=== Short exercise ===
Using the material below, print a verbatim copy of every line from the one containing "Output the web" through the one containing "const ageLabelsCap = ['0', '1', '2', '3', '4', '5', '6', '7+'];", inclusive, and omit the pictures.

=== Records to use ===
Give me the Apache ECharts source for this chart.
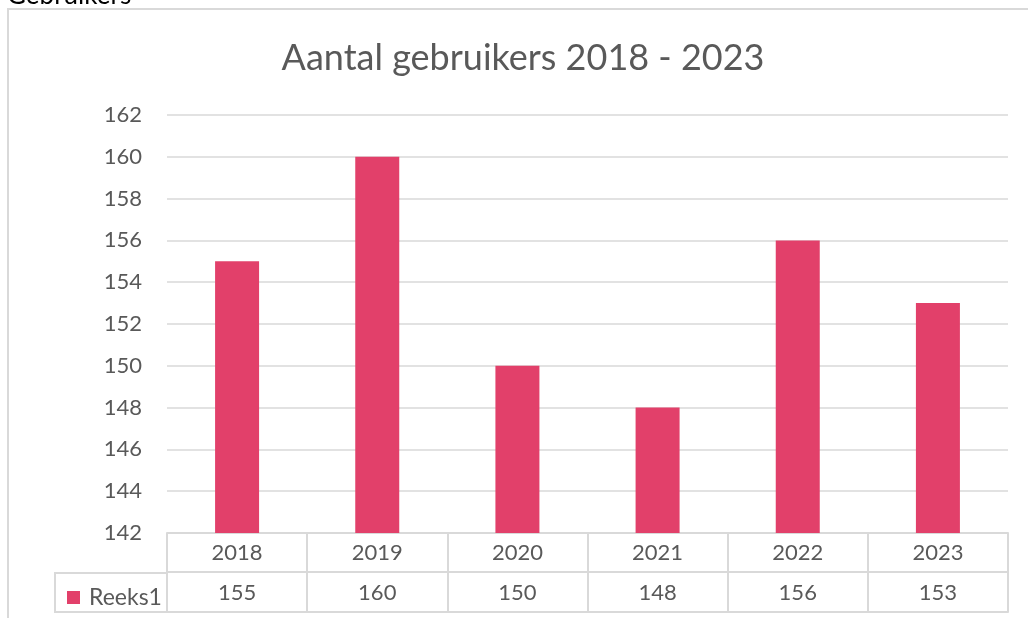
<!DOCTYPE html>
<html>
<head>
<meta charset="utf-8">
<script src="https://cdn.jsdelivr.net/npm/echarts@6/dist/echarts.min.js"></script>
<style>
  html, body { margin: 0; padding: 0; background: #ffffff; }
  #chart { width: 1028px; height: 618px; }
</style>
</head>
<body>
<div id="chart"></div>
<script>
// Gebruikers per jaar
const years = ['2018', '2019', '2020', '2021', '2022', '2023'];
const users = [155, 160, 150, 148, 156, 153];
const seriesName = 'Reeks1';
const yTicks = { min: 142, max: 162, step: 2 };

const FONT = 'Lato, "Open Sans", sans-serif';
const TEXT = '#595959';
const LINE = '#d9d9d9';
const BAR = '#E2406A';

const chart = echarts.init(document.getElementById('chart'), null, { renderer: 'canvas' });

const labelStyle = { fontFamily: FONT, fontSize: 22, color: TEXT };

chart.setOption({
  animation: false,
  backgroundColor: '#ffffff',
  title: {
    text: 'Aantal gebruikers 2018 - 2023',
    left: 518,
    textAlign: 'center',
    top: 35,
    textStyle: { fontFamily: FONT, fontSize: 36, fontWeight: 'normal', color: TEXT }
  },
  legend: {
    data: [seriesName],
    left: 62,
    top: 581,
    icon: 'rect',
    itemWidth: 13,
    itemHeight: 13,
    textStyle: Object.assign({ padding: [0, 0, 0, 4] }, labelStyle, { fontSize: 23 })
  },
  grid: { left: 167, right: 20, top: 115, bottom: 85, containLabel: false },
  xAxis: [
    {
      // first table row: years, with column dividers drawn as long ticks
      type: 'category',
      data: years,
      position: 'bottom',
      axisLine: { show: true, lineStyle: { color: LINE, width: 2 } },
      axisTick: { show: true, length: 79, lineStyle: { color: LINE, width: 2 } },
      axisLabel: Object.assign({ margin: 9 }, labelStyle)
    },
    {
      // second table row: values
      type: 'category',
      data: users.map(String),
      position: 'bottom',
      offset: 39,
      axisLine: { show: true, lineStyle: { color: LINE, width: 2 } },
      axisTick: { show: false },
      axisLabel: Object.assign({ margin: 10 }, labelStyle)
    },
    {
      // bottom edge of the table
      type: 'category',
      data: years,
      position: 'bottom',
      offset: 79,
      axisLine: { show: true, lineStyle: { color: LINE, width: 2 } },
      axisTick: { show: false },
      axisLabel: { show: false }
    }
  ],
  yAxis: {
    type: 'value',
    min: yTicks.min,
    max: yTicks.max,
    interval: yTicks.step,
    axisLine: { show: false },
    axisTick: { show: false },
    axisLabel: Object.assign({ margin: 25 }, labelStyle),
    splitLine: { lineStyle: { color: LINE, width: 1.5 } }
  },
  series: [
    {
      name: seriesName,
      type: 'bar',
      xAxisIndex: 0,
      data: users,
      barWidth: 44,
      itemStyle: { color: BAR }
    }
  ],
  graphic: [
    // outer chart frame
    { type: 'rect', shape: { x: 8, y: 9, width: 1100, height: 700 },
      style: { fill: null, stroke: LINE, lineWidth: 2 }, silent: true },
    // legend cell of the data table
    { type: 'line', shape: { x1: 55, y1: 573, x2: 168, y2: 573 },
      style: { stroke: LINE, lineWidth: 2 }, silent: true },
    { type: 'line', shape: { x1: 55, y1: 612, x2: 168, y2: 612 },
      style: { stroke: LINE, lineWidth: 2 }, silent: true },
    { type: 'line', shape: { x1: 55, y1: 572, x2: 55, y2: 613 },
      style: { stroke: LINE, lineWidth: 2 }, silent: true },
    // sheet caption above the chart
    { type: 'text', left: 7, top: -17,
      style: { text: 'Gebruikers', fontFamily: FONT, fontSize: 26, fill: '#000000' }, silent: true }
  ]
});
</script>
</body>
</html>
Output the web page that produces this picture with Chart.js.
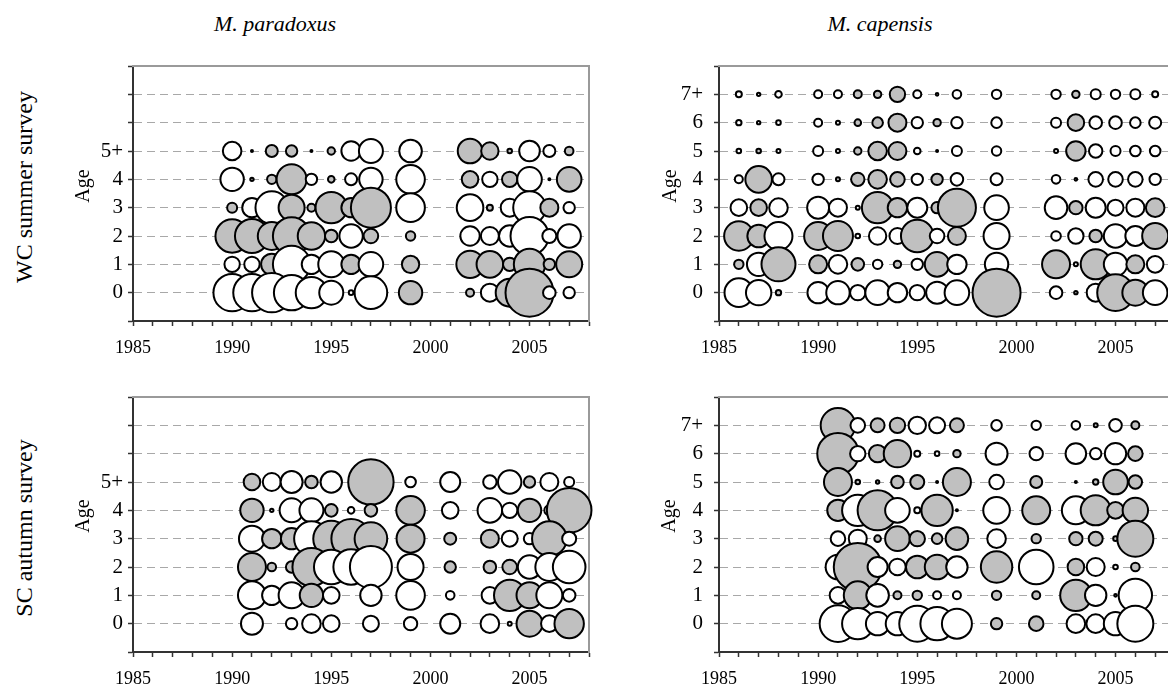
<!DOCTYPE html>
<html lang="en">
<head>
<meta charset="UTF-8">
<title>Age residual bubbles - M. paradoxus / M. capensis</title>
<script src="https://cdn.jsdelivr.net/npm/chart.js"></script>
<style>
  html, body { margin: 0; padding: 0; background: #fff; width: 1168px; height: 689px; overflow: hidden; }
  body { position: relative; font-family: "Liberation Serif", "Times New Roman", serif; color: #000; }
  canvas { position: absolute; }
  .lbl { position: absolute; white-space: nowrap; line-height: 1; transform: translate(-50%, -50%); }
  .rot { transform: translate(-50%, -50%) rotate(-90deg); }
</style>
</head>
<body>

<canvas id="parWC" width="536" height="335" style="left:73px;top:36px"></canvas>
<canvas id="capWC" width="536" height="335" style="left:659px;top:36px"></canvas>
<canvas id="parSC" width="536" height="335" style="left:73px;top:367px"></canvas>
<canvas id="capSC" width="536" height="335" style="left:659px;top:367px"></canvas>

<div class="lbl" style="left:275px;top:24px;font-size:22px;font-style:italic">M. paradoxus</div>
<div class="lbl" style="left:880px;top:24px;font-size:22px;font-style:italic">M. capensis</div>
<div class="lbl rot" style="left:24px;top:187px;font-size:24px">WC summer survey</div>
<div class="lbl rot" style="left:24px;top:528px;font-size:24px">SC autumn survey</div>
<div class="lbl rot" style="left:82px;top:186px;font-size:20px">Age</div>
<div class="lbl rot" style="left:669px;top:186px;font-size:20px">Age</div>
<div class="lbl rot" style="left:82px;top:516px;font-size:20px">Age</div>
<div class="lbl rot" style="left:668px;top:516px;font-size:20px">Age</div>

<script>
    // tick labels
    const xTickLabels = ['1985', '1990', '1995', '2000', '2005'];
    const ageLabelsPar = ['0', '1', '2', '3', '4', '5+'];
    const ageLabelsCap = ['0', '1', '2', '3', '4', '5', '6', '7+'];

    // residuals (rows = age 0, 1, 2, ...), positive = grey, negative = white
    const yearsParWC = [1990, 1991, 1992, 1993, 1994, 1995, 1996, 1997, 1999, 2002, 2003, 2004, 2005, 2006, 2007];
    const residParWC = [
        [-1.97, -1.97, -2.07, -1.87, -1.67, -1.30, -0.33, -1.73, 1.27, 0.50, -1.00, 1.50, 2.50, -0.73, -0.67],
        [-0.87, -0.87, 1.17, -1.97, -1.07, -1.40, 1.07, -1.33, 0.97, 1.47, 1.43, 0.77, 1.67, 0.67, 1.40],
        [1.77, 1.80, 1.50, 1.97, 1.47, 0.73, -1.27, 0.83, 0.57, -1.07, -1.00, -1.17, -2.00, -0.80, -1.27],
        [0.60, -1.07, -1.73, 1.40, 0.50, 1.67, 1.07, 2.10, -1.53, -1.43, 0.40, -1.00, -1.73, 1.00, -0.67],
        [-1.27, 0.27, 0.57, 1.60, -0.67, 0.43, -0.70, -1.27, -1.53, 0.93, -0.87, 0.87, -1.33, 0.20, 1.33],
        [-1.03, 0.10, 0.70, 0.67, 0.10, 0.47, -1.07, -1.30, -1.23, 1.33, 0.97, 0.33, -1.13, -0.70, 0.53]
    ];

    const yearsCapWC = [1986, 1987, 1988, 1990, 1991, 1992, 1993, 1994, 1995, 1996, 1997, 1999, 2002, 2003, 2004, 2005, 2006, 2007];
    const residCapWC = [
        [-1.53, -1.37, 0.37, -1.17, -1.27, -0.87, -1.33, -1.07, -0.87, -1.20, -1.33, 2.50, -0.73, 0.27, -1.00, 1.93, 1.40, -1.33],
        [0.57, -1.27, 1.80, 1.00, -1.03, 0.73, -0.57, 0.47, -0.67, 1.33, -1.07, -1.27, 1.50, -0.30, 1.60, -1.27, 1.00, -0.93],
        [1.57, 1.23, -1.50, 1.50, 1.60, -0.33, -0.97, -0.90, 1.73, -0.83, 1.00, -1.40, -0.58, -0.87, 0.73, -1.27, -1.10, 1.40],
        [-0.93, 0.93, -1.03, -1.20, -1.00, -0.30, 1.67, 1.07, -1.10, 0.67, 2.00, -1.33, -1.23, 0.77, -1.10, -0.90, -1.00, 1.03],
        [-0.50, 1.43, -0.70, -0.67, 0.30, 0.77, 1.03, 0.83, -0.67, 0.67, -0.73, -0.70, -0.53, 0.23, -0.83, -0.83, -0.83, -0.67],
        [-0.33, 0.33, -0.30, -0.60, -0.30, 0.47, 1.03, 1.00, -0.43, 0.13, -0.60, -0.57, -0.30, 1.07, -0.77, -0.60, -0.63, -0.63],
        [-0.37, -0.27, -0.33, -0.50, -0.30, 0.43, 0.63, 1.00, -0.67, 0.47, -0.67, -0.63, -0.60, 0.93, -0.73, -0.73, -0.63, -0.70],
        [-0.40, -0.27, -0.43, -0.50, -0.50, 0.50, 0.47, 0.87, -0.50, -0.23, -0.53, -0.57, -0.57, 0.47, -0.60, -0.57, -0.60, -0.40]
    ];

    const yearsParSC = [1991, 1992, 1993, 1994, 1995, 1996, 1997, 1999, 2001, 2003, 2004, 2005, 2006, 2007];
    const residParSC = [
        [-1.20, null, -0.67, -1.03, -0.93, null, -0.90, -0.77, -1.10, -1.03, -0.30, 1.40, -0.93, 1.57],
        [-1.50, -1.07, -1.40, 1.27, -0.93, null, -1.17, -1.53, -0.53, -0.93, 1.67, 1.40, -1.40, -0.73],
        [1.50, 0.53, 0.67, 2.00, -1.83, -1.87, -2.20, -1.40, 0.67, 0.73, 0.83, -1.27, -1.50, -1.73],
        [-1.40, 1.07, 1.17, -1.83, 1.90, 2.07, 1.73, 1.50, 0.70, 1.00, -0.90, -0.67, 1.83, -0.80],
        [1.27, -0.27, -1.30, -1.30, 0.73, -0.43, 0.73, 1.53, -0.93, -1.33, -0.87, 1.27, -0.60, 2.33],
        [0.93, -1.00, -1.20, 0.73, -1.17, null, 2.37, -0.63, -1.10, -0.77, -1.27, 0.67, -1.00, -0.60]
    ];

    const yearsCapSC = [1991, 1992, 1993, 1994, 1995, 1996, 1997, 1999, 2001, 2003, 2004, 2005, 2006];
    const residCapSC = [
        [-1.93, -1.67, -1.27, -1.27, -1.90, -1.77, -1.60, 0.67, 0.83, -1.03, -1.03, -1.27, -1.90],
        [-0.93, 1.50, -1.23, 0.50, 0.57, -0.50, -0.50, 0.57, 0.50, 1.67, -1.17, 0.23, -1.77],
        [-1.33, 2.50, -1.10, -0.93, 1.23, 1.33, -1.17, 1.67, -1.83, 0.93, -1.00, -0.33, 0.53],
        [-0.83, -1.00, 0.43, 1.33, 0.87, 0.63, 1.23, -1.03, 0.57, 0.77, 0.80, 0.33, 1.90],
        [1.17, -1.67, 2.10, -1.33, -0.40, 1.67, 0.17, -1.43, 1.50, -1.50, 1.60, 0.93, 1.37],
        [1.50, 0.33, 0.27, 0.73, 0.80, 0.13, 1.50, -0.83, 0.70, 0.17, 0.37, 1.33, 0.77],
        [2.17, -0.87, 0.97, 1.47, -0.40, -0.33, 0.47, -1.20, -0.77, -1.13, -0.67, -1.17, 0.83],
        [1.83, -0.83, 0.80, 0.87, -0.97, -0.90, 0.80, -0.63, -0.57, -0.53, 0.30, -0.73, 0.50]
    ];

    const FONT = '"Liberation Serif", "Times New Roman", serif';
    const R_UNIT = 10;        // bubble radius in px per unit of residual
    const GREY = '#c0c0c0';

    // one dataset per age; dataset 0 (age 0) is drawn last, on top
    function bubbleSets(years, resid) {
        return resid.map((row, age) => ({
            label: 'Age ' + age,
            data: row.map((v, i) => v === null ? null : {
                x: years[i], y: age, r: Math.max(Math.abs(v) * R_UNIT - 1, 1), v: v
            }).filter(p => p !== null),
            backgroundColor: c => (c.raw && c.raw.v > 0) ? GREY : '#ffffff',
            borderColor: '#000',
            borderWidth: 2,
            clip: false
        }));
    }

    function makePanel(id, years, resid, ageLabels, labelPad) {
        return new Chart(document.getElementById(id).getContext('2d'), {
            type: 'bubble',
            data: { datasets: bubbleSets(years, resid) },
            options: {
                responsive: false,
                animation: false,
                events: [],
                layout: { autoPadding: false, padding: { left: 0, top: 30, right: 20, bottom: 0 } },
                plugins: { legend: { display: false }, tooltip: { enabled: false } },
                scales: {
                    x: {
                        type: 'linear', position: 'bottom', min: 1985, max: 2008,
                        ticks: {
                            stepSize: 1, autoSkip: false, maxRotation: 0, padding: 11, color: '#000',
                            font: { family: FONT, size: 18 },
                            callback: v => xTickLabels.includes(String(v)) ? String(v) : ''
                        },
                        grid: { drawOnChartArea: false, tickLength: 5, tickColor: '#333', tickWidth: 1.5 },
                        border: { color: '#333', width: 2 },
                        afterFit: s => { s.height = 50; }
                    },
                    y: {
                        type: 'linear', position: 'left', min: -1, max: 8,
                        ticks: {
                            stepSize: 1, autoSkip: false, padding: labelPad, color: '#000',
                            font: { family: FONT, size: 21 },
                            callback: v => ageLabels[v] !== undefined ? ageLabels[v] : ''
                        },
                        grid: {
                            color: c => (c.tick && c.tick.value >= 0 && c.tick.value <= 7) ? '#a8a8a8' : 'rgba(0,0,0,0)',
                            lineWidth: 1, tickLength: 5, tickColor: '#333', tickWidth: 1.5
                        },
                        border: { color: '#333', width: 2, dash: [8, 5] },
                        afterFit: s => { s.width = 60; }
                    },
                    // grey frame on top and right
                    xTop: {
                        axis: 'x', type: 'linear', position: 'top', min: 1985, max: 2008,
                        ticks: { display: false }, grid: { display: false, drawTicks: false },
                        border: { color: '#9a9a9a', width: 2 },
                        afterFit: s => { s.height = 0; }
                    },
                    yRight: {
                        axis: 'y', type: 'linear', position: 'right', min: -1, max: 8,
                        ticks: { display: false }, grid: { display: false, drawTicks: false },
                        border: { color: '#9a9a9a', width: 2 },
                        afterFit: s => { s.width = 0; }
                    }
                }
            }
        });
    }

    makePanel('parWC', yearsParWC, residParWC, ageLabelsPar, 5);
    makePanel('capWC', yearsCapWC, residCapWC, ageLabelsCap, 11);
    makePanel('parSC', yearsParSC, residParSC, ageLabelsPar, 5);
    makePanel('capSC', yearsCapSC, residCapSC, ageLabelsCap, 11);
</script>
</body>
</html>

=== Result for this exercise ===
Output the web page that produces this picture with Chart.js.
<!DOCTYPE html>
<html lang="en">
<head>
<meta charset="UTF-8">
<title>Age residual bubbles - M. paradoxus / M. capensis</title>
<script src="https://cdn.jsdelivr.net/npm/chart.js"></script>
<style>
  html, body { margin: 0; padding: 0; background: #fff; width: 1168px; height: 689px; overflow: hidden; }
  body { position: relative; font-family: "Liberation Serif", "Times New Roman", serif; color: #000; }
  canvas { position: absolute; }
  .lbl { position: absolute; white-space: nowrap; line-height: 1; transform: translate(-50%, -50%); }
  .rot { transform: translate(-50%, -50%) rotate(-90deg); }
</style>
</head>
<body>

<canvas id="parWC" width="536" height="335" style="left:73px;top:36px"></canvas>
<canvas id="capWC" width="536" height="335" style="left:659px;top:36px"></canvas>
<canvas id="parSC" width="536" height="335" style="left:73px;top:367px"></canvas>
<canvas id="capSC" width="536" height="335" style="left:659px;top:367px"></canvas>

<div class="lbl" style="left:275px;top:24px;font-size:22px;font-style:italic">M. paradoxus</div>
<div class="lbl" style="left:880px;top:24px;font-size:22px;font-style:italic">M. capensis</div>
<div class="lbl rot" style="left:24px;top:187px;font-size:24px">WC summer survey</div>
<div class="lbl rot" style="left:24px;top:528px;font-size:24px">SC autumn survey</div>
<div class="lbl rot" style="left:82px;top:186px;font-size:20px">Age</div>
<div class="lbl rot" style="left:669px;top:186px;font-size:20px">Age</div>
<div class="lbl rot" style="left:82px;top:516px;font-size:20px">Age</div>
<div class="lbl rot" style="left:668px;top:516px;font-size:20px">Age</div>

<script>
    // tick labels
    const xTickLabels = ['1985', '1990', '1995', '2000', '2005'];
    const ageLabelsPar = ['0', '1', '2', '3', '4', '5+'];
    const ageLabelsCap = ['0', '1', '2', '3', '4', '5', '6', '7+'];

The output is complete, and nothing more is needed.